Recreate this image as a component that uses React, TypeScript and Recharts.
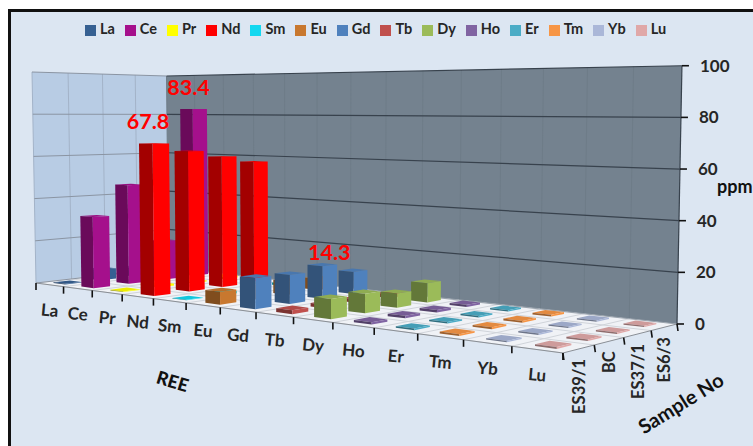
import * as React from 'react';
import { ScatterChart, Scatter, XAxis, YAxis, Legend, Customized } from 'recharts';

const elements = ['La', 'Ce', 'Pr', 'Nd', 'Sm', 'Eu', 'Gd', 'Tb', 'Dy', 'Ho', 'Er', 'Tm', 'Yb', 'Lu'];
const samples = ['ES39/1', 'BC', 'ES37/1', 'ES6/3'];
const yTicks = [0, 20, 40, 60, 80, 100];

// ppm per sample, front row to back row
const La = [0.3, 5, 4, 5];
const Ce = [33, 47, 18.6, 83.4];
const Pr = [0.3, 1, 0.5, 1];
const Nd = [67.8, 64, 61, 58];
const Sm = [0.2, 1, 1, 1];
const Eu = [5.5, 6.5, 6, 5];
const Gd = [13, 12.4, 14.3, 10];
const Tb = [1.6, 1.5, 1.5, 1.4];
const Dy = [8, 8, 6, 8.3];
const Ho = [0.9, 1, 1, 0.9];
const Er = [0.6, 0.6, 0.6, 0.6];
const Tm = [0.7, 0.7, 0.7, 0.7];
const Yb = [0.5, 0.5, 0.5, 0.5];
const Lu = [0.6, 0.6, 0.5, 0.5];

const ppmBySeries = [La, Ce, Pr, Nd, Sm, Eu, Gd, Tb, Dy, Ho, Er, Tm, Yb, Lu];
const colors = ['#366092', '#a5108c', '#ffff00', '#ff0000', '#13d8f0', '#c8782f', '#4f81bd', '#c0504d', '#9bbb59', '#8064a2', '#4bacc6', '#f79646', '#aab7d8', '#e0a8a8'];

const WIDTH = 753;
const HEIGHT = 446;
const PLOT = { left: 36, right: 680, top: 64, bottom: 323 };
const FONT = 'Lato, sans-serif';
const INK = '#262626';
const BAR_U = 0.43 / elements.length;
const BAR_W = 0.46 / samples.length;

// nudges for the three value labels, keyed by the value they print
const labelNudge: Record<number, [number, number]> = {
  67.8: [-6, -14],
  83.4: [-5, -14],
  14.3: [7, -5],
};

// perspective of the floor plus a height that shrinks with depth
const project = (u: number, w: number, h: number): [number, number] => {
  const d = 1 - 0.283 * u + 0.1 * w;
  const x = (36 + 367.6 * u + 149.5 * w) / d;
  const y = (283 - 29.9 * u + 11.6 * w) / d;
  const lean = -4 + (9 * (x - 36)) / 644;
  return [x + lean * h, y - (211 / d) * h];
};

const pts = (list: [number, number][]) => list.map((p) => p.map((n) => n.toFixed(1)).join(',')).join(' ');

const shade = (hex: string, k: number) => {
  const n = parseInt(hex.slice(1), 16);
  const c = [n >> 16, (n >> 8) & 255, n & 255].map((v) => Math.round(v * k));
  return `rgb(${c.join(',')})`;
};

function Box3D(props: any) {
  const { cx, cy, payload, fill } = props;
  if (cx == null || cy == null) return null;
  const u = (cx - PLOT.left) / (PLOT.right - PLOT.left);
  const h = (PLOT.bottom - cy) / (PLOT.bottom - PLOT.top);
  const w = (payload.row + 0.5) / samples.length;
  const u0 = u - BAR_U / 2, u1 = u + BAR_U / 2, w0 = w - BAR_W / 2, w1 = w + BAR_W / 2;
  const front: [number, number][] = [project(u0, w0, 0), project(u1, w0, 0), project(u1, w0, h), project(u0, w0, h)];
  const right: [number, number][] = [project(u1, w0, 0), project(u1, w1, 0), project(u1, w1, h), project(u1, w0, h)];
  const top: [number, number][] = [project(u0, w0, h), project(u1, w0, h), project(u1, w1, h), project(u0, w1, h)];
  const [tx, ty] = project(u, w, h);
  const nudge = labelNudge[payload.y];
  return (
    <g>
      <polygon points={pts(top)} fill={shade(fill, 0.92)} />
      <polygon points={pts(front)} fill={shade(fill, 0.64)} />
      <polygon points={pts(right)} fill={fill} />
      {nudge && (
        <text x={tx + nudge[0]} y={ty + nudge[1]} textAnchor="middle" fontFamily={FONT} fontWeight={700} fontSize={21.5} fill="#ff0000">
          {payload.y}
        </text>
      )}
    </g>
  );
}

function Room() {
  const n = elements.length;
  const m = samples.length;
  const line = (a: [number, number], b: [number, number], stroke: string, sw = 1, key?: string) => (
    <line key={key} x1={a[0]} y1={a[1]} x2={b[0]} y2={b[1]} stroke={stroke} strokeWidth={sw} />
  );
  return (
    <g>
      <polygon points={pts([project(0, 0, 0), project(0, 1, 0), project(0, 1, 1), project(0, 0, 1)])} fill="#b8cce4" />
      <polygon points={pts([project(0, 1, 0), project(1, 1, 0), project(1, 1, 1), project(0, 1, 1)])} fill="#74828f" />
      <polygon points={pts([project(0, 0, 0), project(1, 0, 0), project(1, 1, 0), project(0, 1, 0)])} fill="#f0f2f6" />
      {elements.map((_, i) => line(project(i / n, 0, 0), project(i / n, 1, 0), '#d0d4da', 1, `fu${i}`))}
      {samples.map((_, j) => line(project(0, j / m, 0), project(1, j / m, 0), '#d0d4da', 1, `fw${j}`))}
      {elements.map((_, i) => line(project(i / n, 1, 0), project(i / n, 1, 1), '#6e7c88', 1, `bv${i}`))}
      {samples.map((_, j) => line(project(0, j / m, 0), project(0, j / m, 1), '#a3b3c8', 1, `sv${j}`))}
      {yTicks.map((t) => (
        <g key={t}>
          {line(project(0, 0, t / 100), project(0, 1, t / 100), '#8b95a3')}
          {line(project(0, 1, t / 100), project(1, 1, t / 100), t === 0 ? '#9aa3ad' : '#38424d', 1.2)}
        </g>
      ))}
      {line(project(0, 0, 0), project(1, 0, 0), '#8a8f96')}
      {line(project(1, 0, 0), project(1, 1, 0), '#8a8f96')}
      {line(project(1, 1, 0), project(1, 1, 1), '#38424d', 1.2)}
      {Array.from({ length: n + 1 }, (_, i) => {
        const a = project(i / n, 0, 0);
        return line(a, [a[0], a[1] + 7], '#111', 1.6, `tx${i}`);
      })}
      {Array.from({ length: m + 1 }, (_, j) => {
        const a = project(1, j / m, 0);
        return line(a, [a[0] + 1, a[1] + 7], '#111', 1.6, `tz${j}`);
      })}
      {samples.map((s, j) => {
        const [x, y] = project(1, (j + 0.5) / m, 0);
        return (
          <text key={s} transform={`translate(${x + 6},${y + 10}) rotate(-90)`} textAnchor="end" fontFamily={FONT} fontWeight={700} fontSize={16.5} fill={INK}>
            {s}
          </text>
        );
      })}
      <text transform="translate(172,383) rotate(17)" textAnchor="middle" dominantBaseline="middle" fontFamily={FONT} fontWeight={900} fontSize={18} fill="#111">REE</text>
      <text transform="translate(682,405) rotate(-32)" textAnchor="middle" dominantBaseline="middle" fontFamily={FONT} fontWeight={700} fontSize={20} fill="#111">Sample No</text>
      <text x={717} y={193} fontFamily={FONT} fontWeight={700} fontSize={18} fill="#111">ppm</text>
    </g>
  );
}

function ElementTick(props: any) {
  const { x, payload } = props;
  const u = (x - PLOT.left) / (PLOT.right - PLOT.left);
  const [px, py] = project(u, 0, 0);
  return (
    <text transform={`translate(${px},${py + 27}) rotate(5)`} textAnchor="middle" dominantBaseline="middle" fontFamily={FONT} fontWeight={700} fontSize={17} fill={INK}>
      {elements[Math.floor(payload.value)]}
    </text>
  );
}

function PpmTick(props: any) {
  const { payload } = props;
  const [px, py] = project(1, 1, payload.value / 100);
  return (
    <g>
      <line x1={px} y1={py} x2={px + 7} y2={py} stroke="#111" strokeWidth={1.6} />
      <text x={px + 18} y={py + 6} fontFamily={FONT} fontWeight={700} fontSize={17} fill={INK}>
        {payload.value}
      </text>
    </g>
  );
}

export default function App() {
  return (
    <div style={{ position: 'absolute', left: 0, top: 0, width: WIDTH, height: HEIGHT, overflow: 'hidden', background: '#fff' }}>
      <div style={{ position: 'absolute', left: 8, top: 9, width: 800, height: 500, boxSizing: 'border-box', background: '#dce6f2', borderLeft: '3px solid #111', borderTop: '3px solid #111' }} />
      <div style={{ position: 'absolute', left: 0, top: 0 }}>
        <ScatterChart width={WIDTH} height={HEIGHT} margin={{ left: PLOT.left, right: 13, top: 49, bottom: 93 }}>
          <Customized component={Room} />
          <XAxis type="number" dataKey="x" domain={[0, elements.length]} ticks={elements.map((_, i) => i + 0.5)} axisLine={false} tickLine={false} tick={<ElementTick />} height={30} />
          <YAxis type="number" dataKey="y" orientation="right" domain={[0, 100]} ticks={yTicks} axisLine={false} tickLine={false} tick={<PpmTick />} width={60} />
          <Legend
            verticalAlign="top"
            iconSize={11}
            itemSorter={null as any}
            wrapperStyle={{ top: 20, left: 4, width: WIDTH, fontFamily: FONT, fontWeight: 700, fontSize: 14.5 }}
            formatter={(value: string) => <span style={{ color: INK }}>{value}</span>}
          />
          {elements.map((el, i) => (
            <Scatter
              key={el}
              name={el}
              legendType="square"
              fill={colors[i]}
              isAnimationActive={false}
              data={ppmBySeries[i].map((y, row) => ({ x: i + 0.5, y, row })).reverse()}
              shape={<Box3D />}
            />
          ))}
        </ScatterChart>
      </div>
    </div>
  );
}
◇ ◇ ◇ ◇
§ **Requirement**: Leave out the pictures, then repeat the listing above exactly from its first line to the line with "const yTicks = [0, 20, 40, 60, 80, 100];", inclusive.

§ **Answer to this task**:
Recreate this image as a component that uses React, TypeScript and Recharts.
import * as React from 'react';
import { ScatterChart, Scatter, XAxis, YAxis, Legend, Customized } from 'recharts';

const elements = ['La', 'Ce', 'Pr', 'Nd', 'Sm', 'Eu', 'Gd', 'Tb', 'Dy', 'Ho', 'Er', 'Tm', 'Yb', 'Lu'];
const samples = ['ES39/1', 'BC', 'ES37/1', 'ES6/3'];
const yTicks = [0, 20, 40, 60, 80, 100];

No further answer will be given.